« Les médias sociaux sont un terrain propice pour les acteurs de la menace et d’autres personnes qui veulent nous influencer par la désinformation et les fausses nouvelles », souligne Emilie Enger Mehl.

La ministre a déclaré cette semaine que les fonctionnaires de tous niveaux devaient supprimer les applications de médias sociaux Telegram et TikTok sur leurs téléphones professionnels. Cette décision fait suite à une recommandation de l’Autorité norvégienne de sécurité nationale (NSM).

Emilie Enger Mehl est la ministre norvégienne de la Justice. Photo : Thomas Nilsen

« Je soutiens l’évaluation du NSM et le ministère de la Justice et de la Sécurité publique enverra aujourd’hui une lettre à tous les ministères dans laquelle nous déconseillons l’utilisation de TikTok et Telegram sur les unités de service », a déclaré M. Mehls dans un communiqué.

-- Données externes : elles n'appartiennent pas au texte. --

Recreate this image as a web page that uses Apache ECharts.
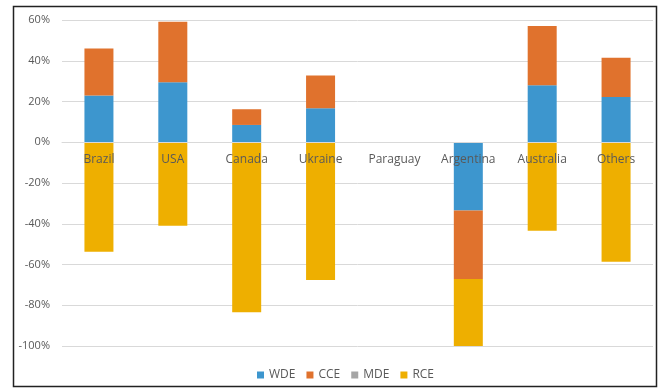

La recommandation s’appliquera également aux fonctionnaires au niveau des agences gouvernementales, ainsi que dans les régions et les municipalités. Le ministre souhaite également que les employés du secteur privé dans les secteurs soumis aux lois norvégiennes sur la sécurité nationale suivent le même chemin.

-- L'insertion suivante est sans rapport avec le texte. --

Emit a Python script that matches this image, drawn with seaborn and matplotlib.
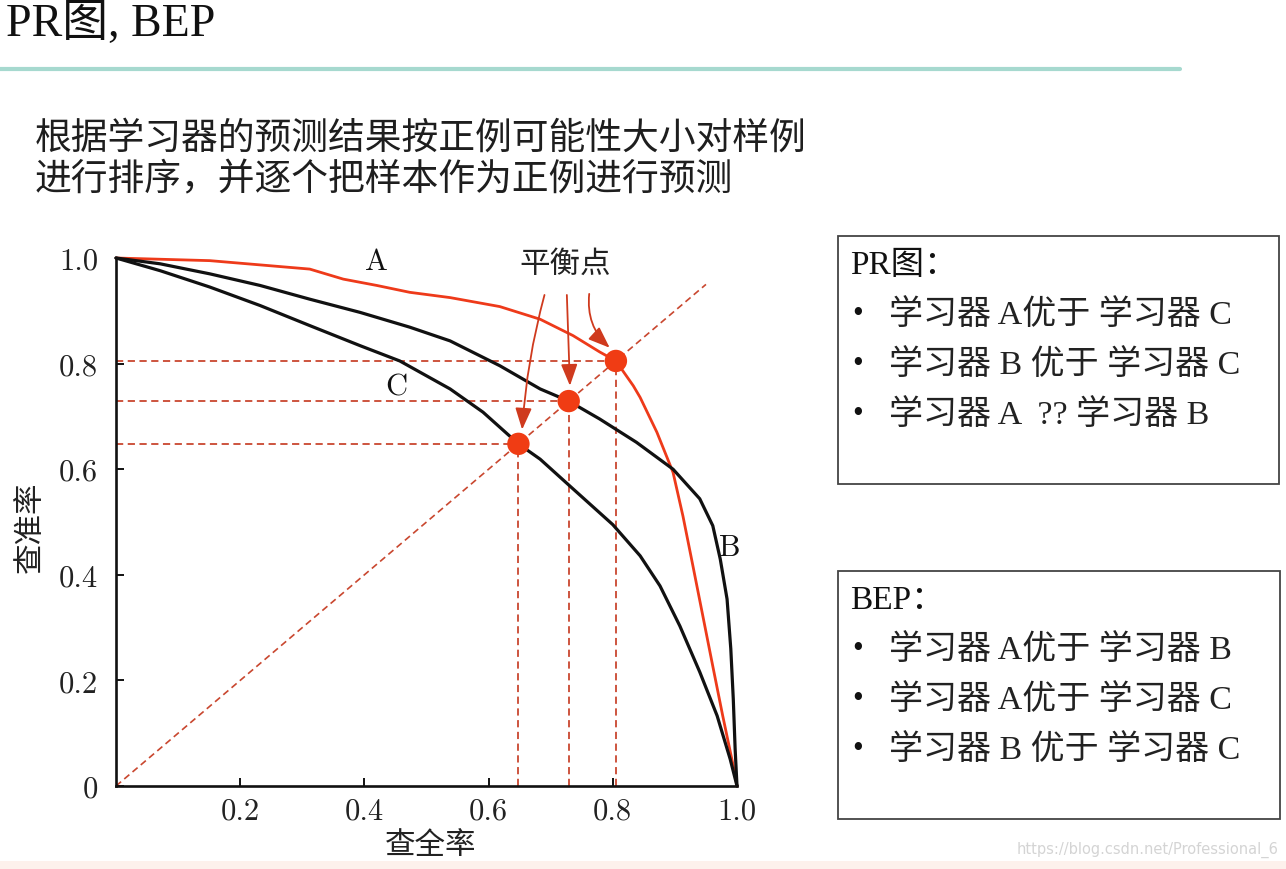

Interdiction de l’application russe Télégram

M. Mehl se réfère à un rapport récent des services de renseignement norvégiens dans lequel la Russie et la Chine sont présentées comme les principaux acteurs de la menace contre les intérêts de la sécurité nationale norvégienne. Le rapport ne mentionne pas spécifiquement Telegram ou TikTok, mais souligne les efforts complexes de la Russie et de la Chine pour s’engager dans des opérations d’influence.

Selon le ministre, Telegram est une application « d’origine russe ».

Cependant, Telegram elle-même réfute toutes les allégations concernant les menaces, ainsi que le fait qu’elle soit liée aux autorités russes. « L’inquiétude des autorités norvégiennes est basée sur un malentendu selon lequel Telegram est une « application russe », a déclaré un représentant de la société à TV2.

L’entreprise aurait maintenant contacté les autorités norvégiennes pour clarifier la situation.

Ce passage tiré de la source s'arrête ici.